U.S. Senator Lisa Murkowski (R-AK) issued the following statement after the U.S. Supreme Court temporarily blocked the Biden administration from enforcing its vaccine and testing mandate for private companies with more than 100 employees. In a 6-3 decision, the Court ruled against the Occupational Safety and Health Administration’s (OSHA) order for larger businesses to either require vaccines or have a masking and testing policy.

“I join many Alaskans in welcoming the Supreme Court decision to uphold the stay on OSHA’s Emergency Temporary Standard (ETS) today. From the start, I have questioned the constitutionality of the Biden administration’s mandate that employers with more than 100 employees require that their employees are vaccinated against COVID-19 or submit to regular testing and mask wearing. Not only is it an overreach by the federal government, but Alaskan employers continue to tell me that the mandate would have tremendous negative impacts on our workforce and economy. In the midst of severe testing and workforce shortages and businesses struggling to stay open, Alaskan employers should not also have to deal with a federal mandate which could make the labor shortage even more acute. Nor should employees be forced to choose between a vaccine they don’t want, inaccessible and, time consuming testing, or losing their jobs,” said Senator Murkowski. “While I am fully vaccinated and encourage others to do the same, the federal government does not have the authority to mandate vaccinations through this ETS.  I’m glad that the Supreme Court recognized that the U.S. Senate spoke loud and clear on this and came to the same conclusion—that OSHA exceeded its authority in enacting the mandate.”

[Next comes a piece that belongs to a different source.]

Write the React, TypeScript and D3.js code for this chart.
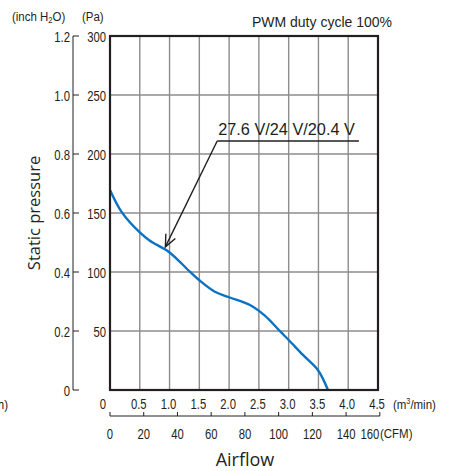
import * as d3 from 'd3'

// airflow (m³/min) vs static pressure (Pa)
const FLOW = [0, 0.2, 0.5, 0.67, 0.99, 1.34, 1.5, 1.76, 2.0, 2.35, 2.6, 2.87, 3.0, 3.24, 3.49, 3.58, 3.66]
const PRESSURE = [169.5, 150.5, 133.5, 126.5, 117, 100.3, 93, 83.3, 78.6, 72, 63, 49, 42.4, 29.7, 17, 9, 0]

const FLOW_TICKS = [0, 0.5, 1.0, 1.5, 2.0, 2.5, 3.0, 3.5, 4.0, 4.5]
const CFM_TICKS = [0, 20, 40, 60, 80, 100, 120, 140, 160]
const PA_TICKS = [50, 100, 150, 200, 250, 300]
const INCH_TICKS = [0, 0.2, 0.4, 0.6, 0.8, 1.0, 1.2]

const CFM_TO_M3MIN = 0.0283168
const INK = '#231f20'
const BLUE = '#0a72c4'
const SANS = '"Liberation Sans", Arial, sans-serif'
const TITLE = '"Open Sans", "Noto Sans", sans-serif'

const W = 452
const H = 471
const plot = { l: 110, r: 378, t: 36, b: 390 }

// condensed text: regular sans squeezed horizontally
function NText({ x, y, size = 15.5, sx = 0.73, anchor = 'start', children }: {
  x: number
  y: number
  size?: number
  sx?: number
  anchor?: 'start' | 'middle' | 'end'
  children: React.ReactNode
}) {
  return (
    <text
      transform={`translate(${x},${y}) scale(${sx},1)`}
      textAnchor={anchor}
      fontFamily={SANS}
      fontSize={size}
      fill={INK}
    >
      {children}
    </text>
  )
}

export default function App() {
  const x = d3.scaleLinear().domain([0, 4.5]).range([plot.l, plot.r])
  const y = d3.scaleLinear().domain([0, 300]).range([plot.b, plot.t])
  const yInch = d3.scaleLinear().domain([0, 1.2]).range([plot.b, plot.t])
  const xCfm = (v: number) => x(v * CFM_TO_M3MIN)

  const pts = FLOW.map((f, i) => [f, PRESSURE[i]] as [number, number])
  const line = d3
    .line<[number, number]>()
    .x(d => x(d[0]))
    .y(d => y(d[1]))
    .curve(d3.curveCatmullRom.alpha(0.5))

  // annotation: label anchor + arrow tip on the curve
  const tipFlow = 0.93
  const tipP = d3.scaleLinear().domain(FLOW).range(PRESSURE)(tipFlow)
  const tx = x(tipFlow)
  const ty = y(tipP) - 3
  const ax = x(1.8)
  const ay = y(211)
  const ang = Math.atan2(ay - ty, ax - tx)
  const wing = (s: number) => {
    const a = ang + s * 0.42
    return `${tx + 13 * Math.cos(a)},${ty + 13 * Math.sin(a)}`
  }

  const cfmY = 416

  return (
    <svg
      width={W}
      height={H}
      style={{ position: 'absolute', left: 0, top: 0, background: '#fff' }}
    >
      {/* grid */}
      {FLOW_TICKS.slice(1, -1).map(v => (
        <line key={'gx' + v} x1={x(v)} x2={x(v)} y1={plot.t} y2={plot.b} stroke="#8c8c8c" strokeWidth={1.4} />
      ))}
      {PA_TICKS.slice(0, -1).map(v => (
        <line key={'gy' + v} x1={plot.l} x2={plot.r} y1={y(v)} y2={y(v)} stroke="#8c8c8c" strokeWidth={1.4} />
      ))}

      {/* curve */}
      <path d={line(pts) ?? ''} fill="none" stroke={BLUE} strokeWidth={2.4} />

      {/* frame */}
      <rect
        x={plot.l}
        y={plot.t}
        width={plot.r - plot.l}
        height={plot.b - plot.t}
        fill="none"
        stroke={INK}
        strokeWidth={2.2}
      />

      {/* Pa labels */}
      {PA_TICKS.map(v => (
        <NText key={'pa' + v} x={106} y={y(v) + 5.5} anchor="end">{v}</NText>
      ))}

      {/* inch H2O axis */}
      <line x1={73} x2={73} y1={plot.t} y2={plot.b} stroke={INK} strokeWidth={1} />
      {INCH_TICKS.map(v => (
        <g key={'in' + v}>
          <line x1={73} x2={79} y1={yInch(v)} y2={yInch(v)} stroke={INK} strokeWidth={1} />
          <NText x={70} y={yInch(v) + 5.5} anchor="end">{v === 0 ? '0' : v.toFixed(1)}</NText>
        </g>
      ))}
      <NText x={12} y={21} size={13.5} sx={0.85}>
        (inch H<tspan fontSize={9} dy={2}>2</tspan><tspan dy={-2}>O)</tspan>
      </NText>
      <NText x={82} y={21} size={13.5} sx={0.85}>(Pa)</NText>
      <NText x={8} y={409} size={13.5} sx={0.85} anchor="end">(inch)</NText>

      {/* m3/min labels */}
      {FLOW_TICKS.map(v => (
        <NText key={'fx' + v} x={v === 0 ? x(v) - 7 : x(v) - 1} y={409} anchor="middle">
          {v === 0 ? '0' : v.toFixed(1)}
        </NText>
      ))}
      <NText x={393} y={409} size={13.5} sx={0.85}>
        (m<tspan fontSize={8.5} dy={-5}>3</tspan><tspan dy={5}>/min)</tspan>
      </NText>

      {/* CFM axis */}
      <line x1={plot.l} x2={xCfm(160)} y1={cfmY} y2={cfmY} stroke={INK} strokeWidth={1} />
      {CFM_TICKS.map(v => (
        <g key={'c' + v}>
          <line x1={xCfm(v)} x2={xCfm(v)} y1={cfmY} y2={cfmY - 4} stroke={INK} strokeWidth={1} />
          <NText x={v === 160 ? xCfm(v) - 10 : xCfm(v)} y={439} anchor="middle">{v}</NText>
        </g>
      ))}
      <NText x={380} y={438} size={13.5} sx={0.85}>(CFM)</NText>

      {/* axis titles */}
      <text x={245} y={466} textAnchor="middle" fontFamily={TITLE} fontSize={18} fill={INK}>Airflow</text>
      <text
        transform={`translate(40,${(plot.t + plot.b) / 2}) rotate(-90)`}
        textAnchor="middle"
        fontFamily={TITLE}
        fontSize={16.5}
        fill={INK}
      >
        Static pressure
      </text>
      <text x={392} y={27} textAnchor="end" fontFamily={SANS} fontSize={14} fill={INK}>PWM duty cycle 100%</text>

      {/* annotation */}
      <text x={ax + 1} y={ay - 6} fontFamily={SANS} fontSize={16.3} fill={INK}>27.6 V/24 V/20.4 V</text>
      <line x1={ax} x2={x(4.18)} y1={ay} y2={ay} stroke={INK} strokeWidth={1.4} />
      <line x1={ax} y1={ay} x2={tx} y2={ty} stroke={INK} strokeWidth={1.4} />
      <polyline points={`${wing(1)} ${tx},${ty} ${wing(-1)}`} fill="none" stroke={INK} strokeWidth={1.4} />
    </svg>
  )
}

  • On September 8, President Joe Biden announced he was directing federal agencies to move forward on vaccine mandates for private sector workers and federal workers and contractors.
  • On November 4, OSHA issued an Emergency Temporary Standard (ETS) mandating that private employers with at least 100 employees ensure that their employees are vaccinated against COVID-19 or are tested weekly and wear masks when working near other employees indoors.
  • On November 17, Senator Murkowski joined her Senate Republican colleagues in introducing a joint resolution providing for congressional disapproval of the OSHA ETS rule.
  • On December 8, Senator Murkowski voted to overturn the vaccine and testing mandate by voting for that joint resolution, which passed the Senate by a vote of 52 to 48.
  • On January 3, Senator Murkowski joined a bicameral amicus brief filed with the Supreme Court supporting a stay of agency action on the OSHA rule until the case is resolved.